# Exercise details:
In the records that follow, locate every line with "this" and extract it.

--- Data records ---

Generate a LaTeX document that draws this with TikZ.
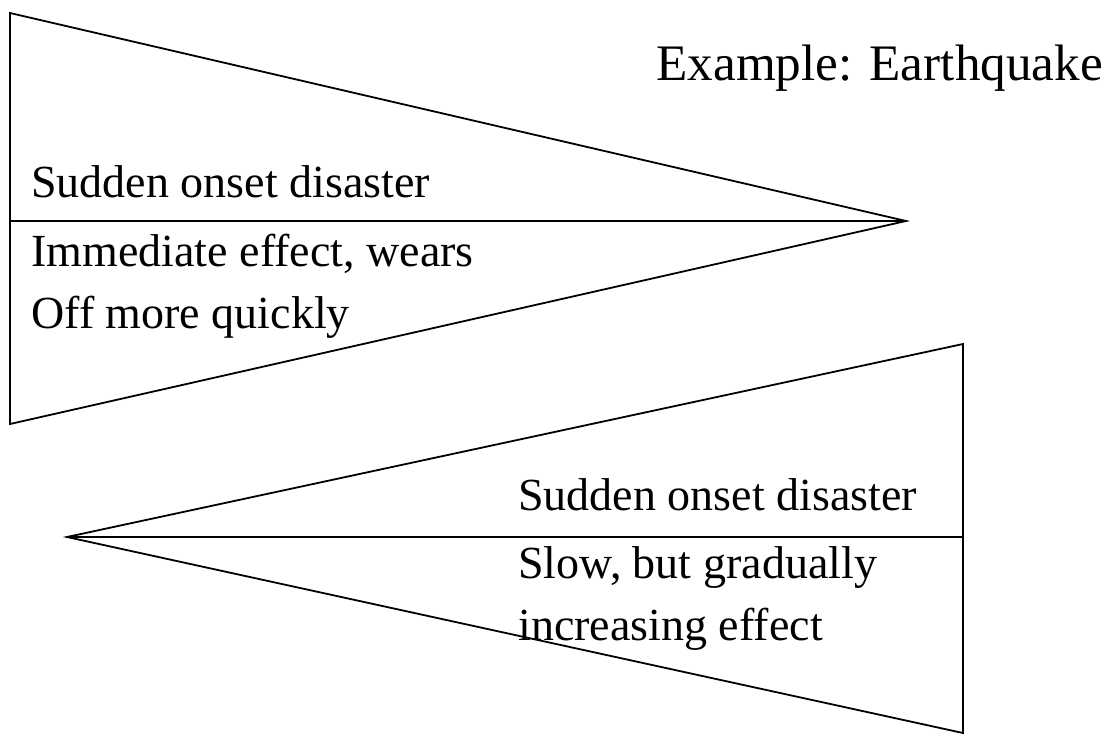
\documentclass[tikz,border=0pt]{standalone}
\usepackage{fontspec}
\setmainfont{Liberation Serif}
\usepackage{tikz}
\usetikzlibrary{positioning}

\tikzset{
  disastertext/.style={anchor=base west, inner sep=0pt, align=left, font=\fontsize{23}{31}\selectfont},
  wedge/.style={line width=0.9pt}
}

\begin{document}
\begin{tikzpicture}[x=0.5pt, y=-0.5pt]
\useasboundingbox (0, 0) rectangle (1108, 734);
% upper wedge
\draw [wedge] (10, 13) -- (906, 221) -- (10, 424) -- cycle;
\draw [wedge] (10, 221) -- (906, 221);
\node [disastertext] (suddentop) at (31, 197) {Sudden onset disaster};
\node [disastertext] (immediate) at (31, 328) {Immediate effect, wears\\Off more quickly};
\node [anchor=base west, inner sep=0pt, font=\fontsize{25.6}{31}\selectfont] (example) at (656, 80) {Example: Earthquake};
% lower wedge
\draw [wedge] (963, 344) -- (67, 537) -- (963, 733) -- cycle;
\draw [wedge] (67, 537) -- (963, 537);
\node [disastertext] (suddenlow) at (518, 510) {Sudden onset disaster};
\node [disastertext] (gradual) at (518, 640) {Slow, but gradually\\increasing effect};
\end{tikzpicture}
\end{document}
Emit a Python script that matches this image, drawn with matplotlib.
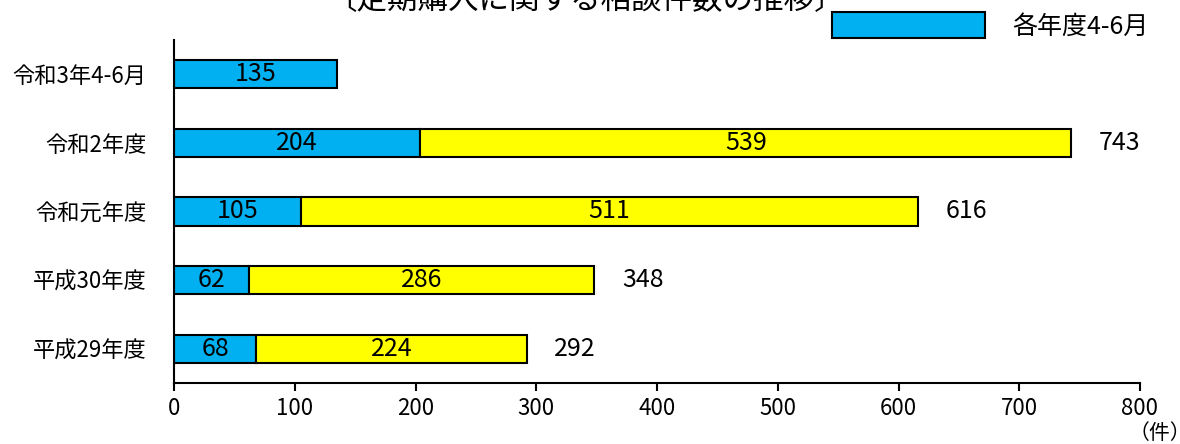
import matplotlib.pyplot as plt
import numpy as np

plt.rcParams['font.family'] = ['Noto Sans CJK JP', 'DejaVu Sans']

# 相談件数（件）
categories = ['平成29年度', '平成30年度', '令和元年度', '令和2年度', '令和3年4-6月']
apr_jun = [68, 62, 105, 204, 135]
rest_of_year = [224, 286, 511, 539, 0]
totals = [292, 348, 616, 743, None]

BLUE = '#00B0F0'
YELLOW = '#FFFF00'

fig = plt.figure(figsize=(11.8, 4.44), dpi=100)
ax = fig.add_axes([0.1475, 0.1374, 0.8186, 0.7726])

y = np.arange(len(categories))
h = 0.41
ax.barh(y, apr_jun, height=h, color=BLUE, edgecolor='black', linewidth=1.5,
        label='各年度4-6月')
has_rest = [r > 0 for r in rest_of_year]
ax.barh(y[has_rest], np.array(rest_of_year)[has_rest], left=np.array(apr_jun)[has_rest],
        height=h, color=YELLOW, edgecolor='black', linewidth=1.5)

for i in range(len(categories)):
    ax.text(apr_jun[i] / 2, y[i], str(apr_jun[i]), ha='center', va='center', fontsize=18)
    if rest_of_year[i] > 0:
        ax.text(apr_jun[i] + rest_of_year[i] / 2, y[i], str(rest_of_year[i]),
                ha='center', va='center', fontsize=18)
    if totals[i] is not None:
        ax.text(totals[i] + 40, y[i], str(totals[i]), ha='center', va='center', fontsize=18)

ax.set_xlim(0, 800)
ax.set_ylim(-0.5, 4.5)
ax.set_xticks(range(0, 801, 100))
ax.set_yticks(y)
ax.set_yticklabels(categories)
ax.tick_params(axis='x', labelsize=16, length=6, width=1.5, direction='out', pad=4)
ax.tick_params(axis='y', labelsize=16, length=0, pad=20)

for side in ['top', 'right']:
    ax.spines[side].set_visible(False)
for side in ['left', 'bottom']:
    ax.spines[side].set_linewidth(1.5)

fig.text(0.966 + 20 / 1180, 0.0, '（件）', ha='center', va='bottom', fontsize=15)

fig.legend(loc='upper left', bbox_to_anchor=(832 / 1180, 1 - 12 / 444), frameon=False,
           fontsize=18, handlelength=6.1, handleheight=1.25, handletextpad=1.1,
           borderpad=0, borderaxespad=0)

fig.text(0.496, 1 - 9 / 444, '〔定期購入に関する相談件数の推移〕', ha='center',
         va='baseline', fontsize=22)

fig.savefig('out.png', dpi=100)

---

# Solution to the problem:
Generate a LaTeX document that draws this with TikZ.
Emit a Python script that matches this image, drawn with matplotlib.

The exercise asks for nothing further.